Esta é uma das nove propostas que o Bloco de Esquerda apresentou no âmbito das negociações orçamentais. Face à posição da ministra do Trabalho, a bloquista Isabel Pires acusou o Governo, na segunda ronda da audição desta segunda-feira, de intransigência sobre um corte que “não faz sentido“. Em reação, o secretário de Estado do Trabalho, Miguel Cabrita, disse não conseguir “entender a acusação de intransigência”, elencando, logo de seguida, as reivindicações do BE a que o Governo já procurou dar resposta, nomeadamente a compensação por cessação de contrato a termo e a regulamentação do trabalho em plataformas digitais.
“Limitar a discussão a um ou dois pontos, quando a negociação foi muito mais abrangente, é redutor face ao trabalho que temos feito em conjunto“, salientou, na mesma linha, a ministra do Trabalho, na sua intervenção final.
A votação na generalidade da proposta de OE para 2022 está marcada para esta quarta-feira, dia 27 de outubro.
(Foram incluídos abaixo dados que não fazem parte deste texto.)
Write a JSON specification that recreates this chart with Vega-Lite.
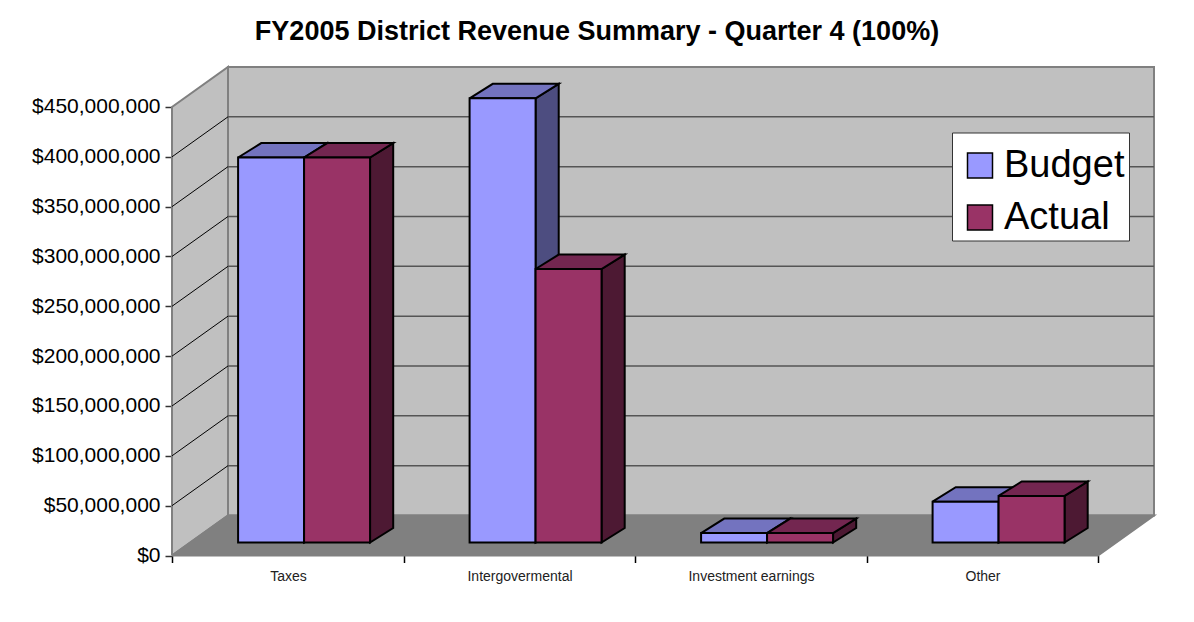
{
"$schema":"https://vega.github.io/schema/vega-lite/v6.json",
"width":982,"height":488.5,
"autosize":{"type":"none"},
"padding":{"left":172,"top":67,"right":40,"bottom":66},
"background":"white",
"title":{"text":"FY2005 District Revenue Summary - Quarter 4 (100%)","font":"Liberation Sans","fontSize":27,"fontWeight":"bold","color":"black","anchor":"middle","frame":"group","dx":-66,"offset":17},
"config":{"view":{"stroke":null},"font":"Liberation Sans"},
"datasets":{
"revenue":[
{"category":"Taxes","series":"Budget","value":386300000},
{"category":"Taxes","series":"Actual","value":386300000},
{"category":"Intergovermental","series":"Budget","value":445700000},
{"category":"Intergovermental","series":"Actual","value":274400000},
{"category":"Investment earnings","series":"Budget","value":9500000},
{"category":"Investment earnings","series":"Actual","value":9500000},
{"category":"Other","series":"Budget","value":41000000},
{"category":"Other","series":"Actual","value":46700000}
],
"ticks":[{"tick":50000000},{"tick":100000000},{"tick":150000000},{"tick":200000000},{"tick":250000000},{"tick":300000000},{"tick":350000000},{"tick":400000000},{"tick":450000000}],
"faces":[{"face":"left"},{"face":"back"},{"face":"floor"}]
},
"layer":[
{"data":{"name":"faces"},
 "transform":[
  {"calculate":"datum.face=='floor'?[0,4,4.2419,0.2419,0]:datum.face=='back'?[0.2419,4.2419,4.2419,0.2419,0.2419]:[0,0.2419,0.2419,0,0]","as":"vx"},
  {"calculate":"datum.face=='floor'?[0,0,40130000,40130000,0]:datum.face=='back'?[40130000,40130000,490130000,490130000,40130000]:[0,40130000,490130000,450000000,0]","as":"vy"},
  {"calculate":"[0,1,2,3,4]","as":"vi"},
  {"flatten":["vx","vy","vi"]},
  {"calculate":"datum.face=='floor'?'#808080':'#C0C0C0'","as":"shade"}
 ],
 "mark":{"type":"line","stroke":"#808080","strokeWidth":2,"strokeJoin":"miter"},
 "encoding":{
  "x":{"field":"vx","type":"quantitative","scale":{"domain":[0,4.2419],"nice":false,"zero":false},
   "axis":{"values":[0,1,2,3,4],"title":null,"grid":false,"domain":false,"tickSize":7,"tickColor":"#000000","tickWidth":1.5,"labelExpr":"['Taxes','Intergovermental','Investment earnings','Other',''][datum.value]","labelOffset":116,"labelPadding":7,"labelFontSize":14,"labelColor":"#222222","labelFlush":false,"labelBound":false,"labelOverlap":false,"labelFont":"Liberation Sans"}},
  "y":{"field":"vy","type":"quantitative","scale":{"domain":[0,490130000],"nice":false,"zero":false},
   "axis":{"values":[0,50000000,100000000,150000000,200000000,250000000,300000000,350000000,400000000,450000000],"format":"$,.0f","title":null,"grid":false,"domain":false,"tickSize":7,"tickColor":"#333333","tickWidth":1.5,"labelPadding":5,"labelFontSize":21,"labelColor":"#000000","labelFont":"Liberation Sans"}},
  "order":{"field":"vi","type":"quantitative"},
  "detail":{"field":"face"},
  "fill":{"field":"shade","type":"nominal","scale":null}}},
{"data":{"name":"ticks"},
 "transform":[{"filter":"datum.tick<450000000"},{"calculate":"datum.tick+40130000","as":"back"}],
 "mark":{"type":"rule","stroke":"#000000","strokeWidth":1},
 "encoding":{"x":{"datum":0},"x2":{"datum":0.2419},"y":{"field":"tick","type":"quantitative"},"y2":{"field":"back"}}},
{"data":{"name":"ticks"},
 "transform":[{"filter":"datum.tick<450000000"},{"calculate":"datum.tick+40130000","as":"back"}],
 "mark":{"type":"rule","stroke":"#555555","strokeWidth":1.5},
 "encoding":{"x":{"datum":0.2419},"x2":{"datum":4.2419},"y":{"field":"back","type":"quantitative"}}},
{"mark":{"type":"rule","stroke":"#000000","strokeWidth":1},
 "encoding":{"x":{"datum":4},"x2":{"datum":4.2419},"y":{"datum":0},"y2":{"datum":40130000}}},
{"mark":{"type":"rule","stroke":"#333333","strokeWidth":1.5},
 "encoding":{"x":{"datum":0},"y":{"datum":0},"y2":{"datum":450000000}}},
{"mark":{"type":"rule","stroke":"#000000","strokeWidth":1.5},
 "encoding":{"x":{"datum":0},"x2":{"datum":4},"y":{"datum":0}}},
{"data":{"name":"revenue"},
 "transform":[
  {"calculate":"indexof(['Taxes','Intergovermental','Investment earnings','Other'],datum.category)+0.2855+(datum.series=='Actual'?0.285:0)","as":"x0"},
  {"calculate":"datum.x0+0.285","as":"x1"},
  {"calculate":"datum.value+13040000","as":"t"},
  {"calculate":"[datum.x1,datum.x1+0.1,datum.x1+0.1,datum.x1,datum.x1]","as":"vx"},
  {"calculate":"[datum.t,datum.t+14500000,27540000,13040000,datum.t]","as":"vy"},
  {"calculate":"[0,1,2,3,4]","as":"vi"},
  {"flatten":["vx","vy","vi"]},
  {"calculate":"datum.series=='Budget'?'#4D4D80':'#4D1933'","as":"shade"},
  {"calculate":"datum.category+datum.series","as":"key"}
 ],
 "mark":{"type":"line","stroke":"#000000","strokeWidth":2,"strokeJoin":"miter"},
 "encoding":{
  "x":{"field":"vx","type":"quantitative"},
  "y":{"field":"vy","type":"quantitative"},
  "order":{"field":"vi","type":"quantitative"},
  "detail":{"field":"key"},
  "fill":{"field":"shade","type":"nominal","scale":null}}},
{"data":{"name":"revenue"},
 "transform":[
  {"calculate":"indexof(['Taxes','Intergovermental','Investment earnings','Other'],datum.category)+0.2855+(datum.series=='Actual'?0.285:0)","as":"x0"},
  {"calculate":"datum.value+13040000","as":"t"},
  {"calculate":"[datum.x0,datum.x0+0.285,datum.x0+0.385,datum.x0+0.1,datum.x0]","as":"vx"},
  {"calculate":"[datum.t,datum.t,datum.t+14500000,datum.t+14500000,datum.t]","as":"vy"},
  {"calculate":"[0,1,2,3,4]","as":"vi"},
  {"flatten":["vx","vy","vi"]},
  {"calculate":"datum.series=='Budget'?'#7373BF':'#732650'","as":"shade"},
  {"calculate":"datum.category+datum.series","as":"key"}
 ],
 "mark":{"type":"line","stroke":"#000000","strokeWidth":2,"strokeJoin":"miter"},
 "encoding":{
  "x":{"field":"vx","type":"quantitative"},
  "y":{"field":"vy","type":"quantitative"},
  "order":{"field":"vi","type":"quantitative"},
  "detail":{"field":"key"},
  "fill":{"field":"shade","type":"nominal","scale":null}}},
{"data":{"name":"revenue"},
 "transform":[
  {"calculate":"indexof(['Taxes','Intergovermental','Investment earnings','Other'],datum.category)+0.2855+(datum.series=='Actual'?0.285:0)","as":"x0"},
  {"calculate":"datum.x0+0.285","as":"x1"},
  {"calculate":"datum.value+13040000","as":"t"},
  {"calculate":"13040000","as":"b"}
 ],
 "mark":{"type":"rect","stroke":"#000000","strokeWidth":2},
 "encoding":{
  "x":{"field":"x0","type":"quantitative"},
  "x2":{"field":"x1"},
  "y":{"field":"t","type":"quantitative"},
  "y2":{"field":"b"},
  "color":{"field":"series","type":"nominal","scale":{"domain":["Budget","Actual"],"range":["#9999FF","#993366"]},
   "legend":{"orient":"none","legendX":780,"legendY":65.5,"title":"\u00a0","titleFontSize":8,"titlePadding":3,"symbolType":"square","symbolSize":625,"symbolStrokeColor":"#000000","symbolStrokeWidth":1.5,"symbolOpacity":1,"labelFontSize":38,"labelExpr":"datum.label+'\u00a0'","labelColor":"#000000","labelFont":"Liberation Sans","labelOffset":5,"rowPadding":14,"fillColor":"#FFFFFF","strokeColor":"#333333","padding":4,"clipHeight":36,"symbolOffset":5}}}}
]
}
Tanto o Bloco de Esquerda, como o PCP já anunciaram que irão votar contra, não fechando, contudo, completamente a porta a uma eventual mudança nesse sentido de voto, fruto da negociação. “O Orçamento é o instrumento que nos permite continuar a recuperação. . Parar este esforço é impedir que o país progrida”, avisou a ministra da Segurança Social, esta tarde.
Aos deputados, Ana Mendes Godinho explicou, por outro lado, esta segunda-feira, que já contactou e “pediu desculpas” aos parceiros sociais, por o Governo ter aprovado em Conselho de Ministros medidas no âmbito da Agenda do Trabalho Digno que não tinha sido negociadas em sede de Concertação Social, situação que levou mesmo as confederações patronais a suspenderem a sua participação nessa instituição e a solicitarem uma audiência ao Presidente da República.
Em causa estão o alargamento da compensação para 24 dias por ano em caso de cessação de contrato a termo ou a termo incerto, a reposição dos valores de pagamento das horas extraordinárias em vigor até 2012, a partir das 120 horas anuais e o alargamento do princípio do tratamento mais favorável às situações de teletrabalho e trabalho em plataformas digitais. Um dia antes destas medidas terem sido aprovadas em Conselho de Ministros, o Governo esteve sentado à mesa com os parceiros sociais, mas não apresentou qualquer proposta neste sentido, tendo surpreendido (pela negativa) o patronato.